Over the last couple of years, people have been quite wary of their discretionary spending in view of the uncertain economic environment. This has manifested itself quite clearly through a steady decline in the card lending portfolio for the country’s largest banks. Increased regulatory oversight on the industry and broad changes to their own business model in a quest for better profitability have also contributed to shrinking card loan balances at these banking giants.
But there can also be no denying the fact that the country’s biggest credit card lenders have also been pushing hard to gain a larger share of the shrinking market by doling out generous offers and freebies in a bid to attract more customers. The primary reason for these efforts is that credit card loans are arguably the most lucrative of all loans in their portfolio because of the high interest rates that they demand. Net interest margins on credit cards are normally two to three times than those for other retail loans like auto or student loans. And while the unsecured nature of credit card loans makes them inherently risky, the risk is largely contained for the overall business as the lender cannot lose more than the credit card limit from a particular customer.
In this article, we highlight the credit card loans outstanding for the largest U.S. commercial banks – JPMorgan Chase (NYSE:JPM), Bank of America (NYSE:BAC), Citigroup (NYSE:C), Wells Fargo (NYSE:WFC), U.S. Bancorp (NYSE:USB) and Capital One (NYSE:COF).
- How Much In U.S. Card Purchase Volumes Did The Country’s Largest Card Issuers Report In 2015?
- How Have U.S. Card Purchase Volumes For The Largest Card Issuers Changed Since 2011?
- How Have Card Charge-Off Rates For The Largest U.S. Card Issuers Changed Since 2011?
- What Are The Card Charge-Off Rates For The Largest U.S. Card Issuers?
- How Have Outstanding Card Balances For The Country’s Largest Card Lenders Changed Since 2011?
- How Much Of The U.S. Card Industry Is Accounted For By The Country’s Largest Card Issuers?
The table below summarizes the average volume of credit card loans that each of the banks had outstanding over the last ten quarters. The data has been compiled using figures reported by individual banks as a part of their quarterly announcements.

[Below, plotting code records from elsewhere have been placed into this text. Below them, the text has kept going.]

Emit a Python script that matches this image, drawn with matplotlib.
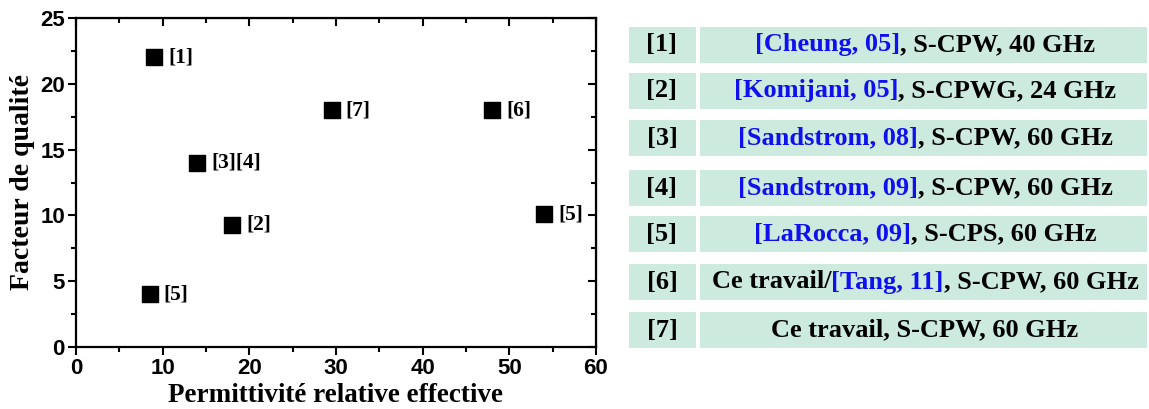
import matplotlib
matplotlib.use('Agg')
import matplotlib.pyplot as plt
from matplotlib.ticker import MultipleLocator
from matplotlib.patches import Rectangle

# data
eps_eff = [9, 18, 14, 8.5, 54, 48, 29.5]
q_factor = [22, 9.3, 14, 4, 10.1, 18, 18]
point_labels = ['[1]', '[2]', '[3][4]', '[5]', '[5]', '[6]', '[7]']

ref_ids = ['[1]', '[2]', '[3]', '[4]', '[5]', '[6]', '[7]']
# each description is a list of (text, is_citation) pieces
ref_desc = [
    [('[Cheung, 05]', True), (', S-CPW, 40 GHz', False)],
    [('[Komijani, 05]', True), (', S-CPWG, 24 GHz', False)],
    [('[Sandstrom, 08]', True), (', S-CPW, 60 GHz', False)],
    [('[Sandstrom, 09]', True), (', S-CPW, 60 GHz', False)],
    [('[LaRocca, 09]', True), (', S-CPS, 60 GHz', False)],
    [('Ce travail/', False), ('[Tang, 11]', True), (', S-CPW, 60 GHz', False)],
    [('Ce travail, S-CPW, 60 GHz', False)],
]

W, H = 1149, 409
fig = plt.figure(figsize=(W / 100, H / 100), dpi=100)
serif = 'Liberation Serif'
sans = 'Liberation Sans'

ax = fig.add_axes([76 / W, (H - 347) / H, 520 / W, 329 / H])
ax.scatter(eps_eff, q_factor, marker='s', s=140, color='black', zorder=3)
for x, y, lab in zip(eps_eff, q_factor, point_labels):
    ax.annotate(lab, (x, y), xytext=(10, 0), textcoords='offset points',
                va='center', ha='left', fontsize=15.5, fontweight='bold', family=serif)

ax.set_xlim(0, 60)
ax.set_ylim(0, 25)
ax.xaxis.set_major_locator(MultipleLocator(10))
ax.xaxis.set_minor_locator(MultipleLocator(5))
ax.yaxis.set_major_locator(MultipleLocator(5))
ax.yaxis.set_minor_locator(MultipleLocator(2.5))
# Origin style: outward on bottom/left, inward on top/right
ax.tick_params(which='both', direction='out', width=1.5)
ax.tick_params(which='major', length=6, labelsize=16, pad=2)
ax.tick_params(which='minor', length=3.5)
ax2 = ax.secondary_xaxis('top')
ax3 = ax.secondary_yaxis('right')
for sec, ml, mn in ((ax2.xaxis, 10, 5), (ax3.yaxis, 5, 2.5)):
    sec.set_major_locator(MultipleLocator(ml))
    sec.set_minor_locator(MultipleLocator(mn))
for sec in (ax2, ax3):
    sec.tick_params(which='both', direction='in', width=1.5)
    sec.tick_params(which='major', length=6)
    sec.tick_params(which='minor', length=3.5)
ax2.set_xticklabels([])
ax3.set_yticklabels([])
for t in ax.get_xticklabels() + ax.get_yticklabels():
    t.set_family(sans)
    t.set_fontweight('bold')
for sp in ax.spines.values():
    sp.set_linewidth(1.6)
ax.set_xlabel('Permittivité relative effective', fontsize=19.5, fontweight='bold',
              family=serif, labelpad=3)
ax.set_ylabel('Facteur de qualité', fontsize=20, fontweight='bold', family=serif,
              labelpad=4)

# reference table on the right
cell_color = '#cdeadf'
row_tops = [27, 73, 120, 170, 216, 264, 312]
row_h = 36
renderer = fig.canvas.get_renderer()
for top, rid, pieces in zip(row_tops, ref_ids, ref_desc):
    y0 = (H - top - row_h) / H
    fig.patches.append(Rectangle((629 / W, y0), 67 / W, row_h / H, transform=fig.transFigure,
                                 facecolor=cell_color, edgecolor='none'))
    fig.patches.append(Rectangle((700 / W, y0), 447 / W, row_h / H, transform=fig.transFigure,
                                 facecolor=cell_color, edgecolor='none'))
    yc = (H - top - row_h / 2) / H
    fig.text(662 / W, yc, rid, ha='center', va='center', fontsize=19,
             fontweight='bold', family=serif)
    # measure the pieces, then lay them out centred in the wide cell
    texts = []
    for s, cite in pieces:
        t = fig.text(0, yc, s, ha='left', va='center', fontsize=19, fontweight='bold',
                     family=serif, color='#1010ee' if cite else 'black')
        texts.append(t)
    widths = [t.get_window_extent(renderer).width for t in texts]
    x = 925 - sum(widths) / 2
    for t, w in zip(texts, widths):
        t.set_x(x / W)
        x += w

fig.savefig('out.png', dpi=100)
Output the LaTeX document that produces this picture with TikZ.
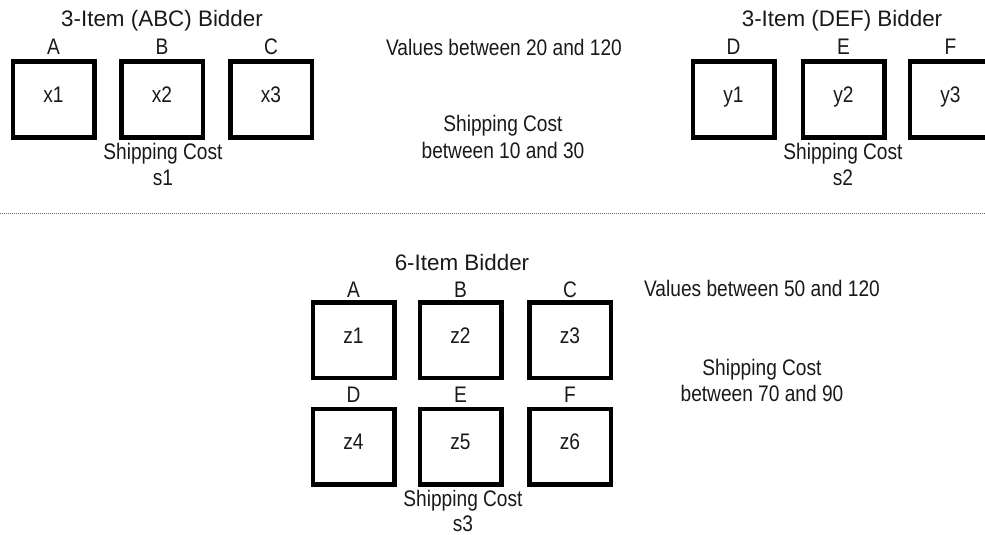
\documentclass[tikz,border=0pt]{standalone}
\usepackage{fontspec}
\setmainfont{Liberation Sans}[FakeStretch=0.85]
\newfontfamily\titlefont{Liberation Sans}
\begin{document}
\begin{tikzpicture}[x=1pt,y=-1pt,
  txt/.style={anchor=base,inner sep=0pt,text=black!90,font=\fontsize{22.5}{26}\selectfont},
  ttl/.style={anchor=base,inner sep=0pt,text=black!90,font=\titlefont\fontsize{22.4}{26}\selectfont},
  itembox/.style={draw=black,line width=4.5pt,minimum width=81.5pt,minimum height=75.5pt,inner sep=0pt,
    text height=16pt,text depth=10pt,text=black!90,font=\fontsize{22.5}{26}\selectfont},
  sep/.style={draw=black!60,line width=1pt,dash pattern=on 1pt off 1pt}]
\useasboundingbox (0,0) rectangle (985,535);
\clip (0,0) rectangle (985,535);
% --- ABC bidder
\node[ttl] (tabc) at (162,27) {3-Item (ABC) Bidder};
\node[itembox] (x1) at (53.5,99.5) {x1};
\node[itembox] (x2) at (162,99.5) {x2};
\node[itembox] (x3) at (271,99.5) {x3};
\node[txt] (la) at (53.5,55) {A};
\node[txt] (lb) at (162,55) {B};
\node[txt] (lc) at (271,55) {C};
\node[txt] (sc1) at (163,159) {Shipping Cost};
\node[txt] (s1) at (163,185) {s1};
% --- middle info
\node[txt] (v1) at (504,56) {Values between 20 and 120};
\node[txt] (sh1) at (503,131) {Shipping Cost};
\node[txt] (sh1b) at (503,158) {between 10 and 30};
% --- DEF bidder
\node[ttl] (tdef) at (842,27) {3-Item (DEF) Bidder};
\node[itembox] (y1) at (733.5,99.5) {y1};
\node[itembox] (y2) at (843.5,99.5) {y2};
\node[itembox] (y3) at (950.5,99.5) {y3};
\node[txt] (ld) at (733.5,55) {D};
\node[txt] (le) at (843.5,55) {E};
\node[txt] (lf) at (950.5,55) {F};
\node[txt] (sc2) at (843,159) {Shipping Cost};
\node[txt] (s2) at (843,185) {s2};
% --- separator
\coordinate (sepl) at (0,213);
\coordinate (sepr) at (985,213);
\draw[sep] (sepl) -- (sepr);
% --- 6-item bidder
\node[ttl] (tsix) at (462,270) {6-Item Bidder};
\node[itembox] (z1) at (353.5,340) {z1};
\node[itembox] (z2) at (460.5,340) {z2};
\node[itembox] (z3) at (570,340) {z3};
\node[itembox] (z4) at (353.5,446.5) {z4};
\node[itembox] (z5) at (460.5,446.5) {z5};
\node[itembox] (z6) at (570,446.5) {z6};
\node[txt] (lza) at (353.5,297) {A};
\node[txt] (lzb) at (460.5,297) {B};
\node[txt] (lzc) at (570,297) {C};
\node[txt] (lzd) at (353.5,402) {D};
\node[txt] (lze) at (460.5,402) {E};
\node[txt] (lzf) at (570,402) {F};
\node[txt] (sc3) at (463,506) {Shipping Cost};
\node[txt] (s3) at (463,531) {s3};
\node[txt] (v2) at (762,296) {Values between 50 and 120};
\node[txt] (sh2) at (762,375) {Shipping Cost};
\node[txt] (sh2b) at (762,401) {between 70 and 90};
\end{tikzpicture}
\end{document}
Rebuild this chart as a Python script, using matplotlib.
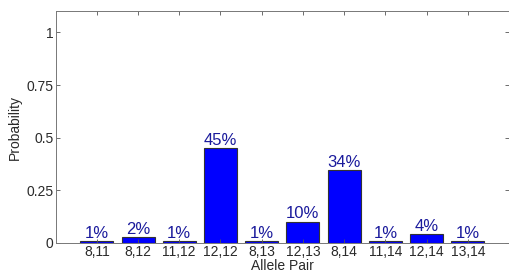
import matplotlib
matplotlib.use('Agg')
import matplotlib.pyplot as plt

plt.rcParams['font.family'] = ['Liberation Sans', 'DejaVu Sans']

pairs = ['8,11', '8,12', '11,12', '12,12', '8,13', '12,13', '8,14', '11,14', '12,14', '13,14']
probs = [0.008, 0.027, 0.008, 0.45, 0.008, 0.10, 0.345, 0.008, 0.04, 0.008]
pct_labels = ['1%', '2%', '1%', '45%', '1%', '10%', '34%', '1%', '4%', '1%']

fig = plt.figure(figsize=(5.1, 2.72), dpi=100)
ax = fig.add_axes([0.109, 0.107, 0.889, 0.851])

xs = list(range(1, len(pairs) + 1))
ax.bar(xs, probs, width=0.8, color='#0000ff', edgecolor='#333333', linewidth=0.8)

# percentage labels above each bar
for x, p, lab in zip(xs, probs, pct_labels):
    ax.annotate(lab, (x, p), xytext=(0, 0.5), textcoords='offset points',
                ha='center', va='bottom', fontsize=12, color='#1a1a9c')

ax.set_xlim(0, 11)
ax.set_ylim(0, 1.1)
ax.set_xticks(xs)
ax.set_xticklabels(pairs)
ax.set_yticks([0, 0.25, 0.5, 0.75, 1])
ax.set_yticklabels(['0', '0.25', '0.5', '0.75', '1'])
ax.tick_params(direction='in', top=True, right=True, length=3, width=0.6,
               color='#555555', labelsize=10, labelcolor='#2a2a2a', pad=1.5)
for s in ax.spines.values():
    s.set_color('#777777')
    s.set_linewidth(0.7)

ax.set_xlabel('Allele Pair', fontsize=10, color='#2a2a2a', labelpad=0)
ax.set_ylabel('Probability', fontsize=10, color='#2a2a2a', labelpad=3)

fig.savefig('out.png', dpi=100)
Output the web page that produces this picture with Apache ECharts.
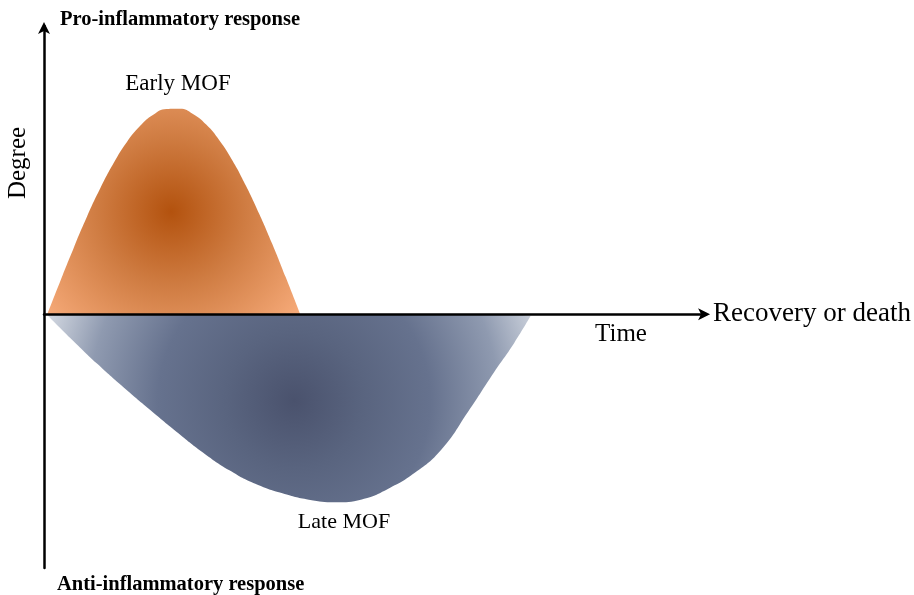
<!DOCTYPE html>
<html>
<head>
<meta charset="utf-8">
<script src="https://cdn.jsdelivr.net/npm/echarts@6/dist/echarts.min.js"></script>
<style>html,body{margin:0;padding:0;background:#fff}#c{width:914px;height:595px}</style>
</head>
<body>
<div id="c"></div>
<script>
// Pro-inflammatory curve (SIRS): time and degree
var sirsTime   = [0.5, 2.5, 4.5, 6.5, 8.5, 10.5, 12.5, 14.5, 16.5, 18.5, 20.5, 22.5, 24.5, 26.5, 28.5, 30.5, 32.5, 34.5, 36.5, 38.7];
var sirsDegree = [0, 1.17, 2.31, 3.39, 4.37, 5.24, 5.97, 6.53, 6.92, 7.12, 7.13, 6.95, 6.58, 6.03, 5.32, 4.46, 3.49, 2.43, 1.29, 0];
// Anti-inflammatory curve (CARS): time and degree
var carsTime   = [0.6, 4, 8, 12, 16, 20, 24, 28, 32, 36, 40, 44, 48, 52, 56, 60, 64, 68, 71, 73.5];
var carsDegree = [-0.05, -0.83, -1.71, -2.53, -3.31, -4.07, -4.79, -5.41, -5.89, -6.21, -6.43, -6.52, -6.42, -6.05, -5.5, -4.7, -3.4, -2.0, -1.0, -0.05];

var serif = "'Liberation Serif', 'DejaVu Serif', serif";

function pairs(xs, ys){ return xs.map(function(x,i){ return [x, ys[i]]; }); }

var chart = echarts.init(document.getElementById('c'));
chart.setOption({
  animation: false,
  backgroundColor: '#fff',
  grid: { left: 44, right: 207, top: 26, bottom: 27 },
  xAxis: {
    type: 'value', min: 0, max: 100, z: 5,
    axisLine: { onZero: true, lineStyle: { color: '#000', width: 2.5 }, symbol: ['none', 'arrow'], symbolSize: [9, 12], symbolOffset: [0, 4] },
    axisTick: { show: false }, axisLabel: { show: false }, splitLine: { show: false },
    name: 'Recovery or death', nameLocation: 'end', nameGap: 7,
    nameTextStyle: { fontFamily: serif, fontSize: 27, color: '#000', verticalAlign: 'middle' }
  },
  yAxis: {
    type: 'value', min: -8.8, max: 10, z: 5,
    axisLine: { onZero: true, lineStyle: { color: '#000', width: 2.5 }, symbol: ['none', 'arrow'], symbolSize: [9, 12], symbolOffset: [0, 4] },
    axisTick: { show: false }, axisLabel: { show: false }, splitLine: { show: false }
  },
  series: [
    {
      type: 'line', data: pairs(sirsTime, sirsDegree), symbol: 'none', smooth: 0.5,
      lineStyle: { width: 0 },
      areaStyle: { opacity: 1, color: { type: 'radial', x: 0.49, y: 0.5, r: 0.8,
        colorStops: [ { offset: 0, color: '#b3520e' }, { offset: 0.45, color: '#cf7c42' }, { offset: 1, color: '#f7ab7a' } ] } }
    },
    {
      type: 'line', data: pairs(carsTime, carsDegree), symbol: 'none', smooth: 0.5,
      lineStyle: { width: 0 },
      areaStyle: { opacity: 1, color: { type: 'radial', x: 0.51, y: 0.46, r: 1.45,
        colorStops: [ { offset: 0, color: '#4a526d' }, { offset: 0.25, color: '#59647f' }, { offset: 0.5, color: '#66728e' }, { offset: 0.75, color: '#8f9ab0' }, { offset: 1, color: '#e2e6ec' } ] } }
    }
  ],
  graphic: [
    { type: 'text', x: 60, y: 20, style: { text: 'Pro-inflammatory response', font: 'bold 20.5px ' + serif, fill: '#000', verticalAlign: 'middle' } },
    { type: 'text', x: 57, y: 585, style: { text: 'Anti-inflammatory response', font: 'bold 20.5px ' + serif, fill: '#000', verticalAlign: 'middle' } },
    { type: 'text', x: 178, y: 84, style: { text: 'Early MOF', font: '23px ' + serif, fill: '#000', align: 'center', verticalAlign: 'middle' } },
    { type: 'text', x: 173, y: 270, style: { text: 'SIRS', font: '25px ' + serif, fill: '#000', align: 'center', verticalAlign: 'middle' } },
    { type: 'text', x: 300, y: 346, style: { text: 'CARS', font: '25px ' + serif, fill: '#000', align: 'center', verticalAlign: 'middle' } },
    { type: 'text', x: 344, y: 522, style: { text: 'Late MOF', font: '22px ' + serif, fill: '#000', align: 'center', verticalAlign: 'middle' } },
    { type: 'text', x: 621, y: 334, style: { text: 'Time', font: '25px ' + serif, fill: '#000', align: 'center', verticalAlign: 'middle' } },
    { type: 'text', x: 18, y: 163, rotation: Math.PI / 2, style: { text: 'Degree', font: '25px ' + serif, fill: '#000', align: 'center', verticalAlign: 'middle' } }
  ]
});
</script>
</body>
</html>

|(in $ mil)||Q2’11||Q3’11||Q4’11||Q1’12||Q2’12||Q3’12||Q4’12||Q1’13||Q2’13||Q3’13|
|Bank of America||133,423||129,105||118,222||112,485||108,659||106,621||105,930||102,739||100,335||100,638|
The largely declining trend in the size of credit card loan portfolio for the country’s largest banks becomes evident from the table at the first glance. The trend mirrors the sentiments of customers at large, who have been clearing any debt overhang and saving up in view of the uncertainty in the U.S. economy. Once economic outlook appears more stable, credit card loan volumes should begin to rise once again.
That said, Citigroup remains at the top in the list with its geographical diversification helping it add customers in more countries than any of its competitors. It is also because of this diversification that Citigroup’s credit card portfolio size fluctuates considerably, as changes in foreign exchange rates affect the dollar value of the loans handed out in different countries.
While JPMorgan Chase has the second largest global portfolio of credit card loans among the banks mentioned here, the banking giant is the leader in the U.S. market as it has more focused operations in the country as compared to Citigroup. Bank of America comes in third, having to sell-off a chunk of its card portfolio in late 2011 as a part of its long-term reorganization plan (see Bank of America Sharpens Focus on US Cards, Raises Cash Reserves with Sale).
As for the mortgage-focused Wells Fargo and U.S. Bancorp, the credit card business has not been very high on their priority list in the past, because of which the value of their outstanding credit card loans is a fraction of the others. But both these banks are looking to change this over the coming years, and have signed agreements with American Express (NYSE:AXP) to begin issuing AmEx-branded cards next year (see U.S. Bancorp’s Partnership With AmEx Should Unlock Value For Both Companies). Wells Fargo’s top management has also detailed more aggressive growth plans for the bank’s credit card arm over recent months.
Finally, coming to the credit card-lender-turned-bank Capital One, it is clear that the cards business remains an area of focus for the bank with the bank’s acquisition of HSBC’s card business last year boosting card loans held by it from around $60 billion in early 2012 to almost $90 billion (see Capital One Rejigs Recently Acquired HSBC Card Unit). The decline over the first half of the year is because of Capital One’s decision to do away with several co-branded and private label card portfolios (see Citi Snaps Up Capital One’s Best Buy Credit Card Portfolio), and also because the bank has consciously decided to run-off some card loans which are not relevant to its long term growth plan.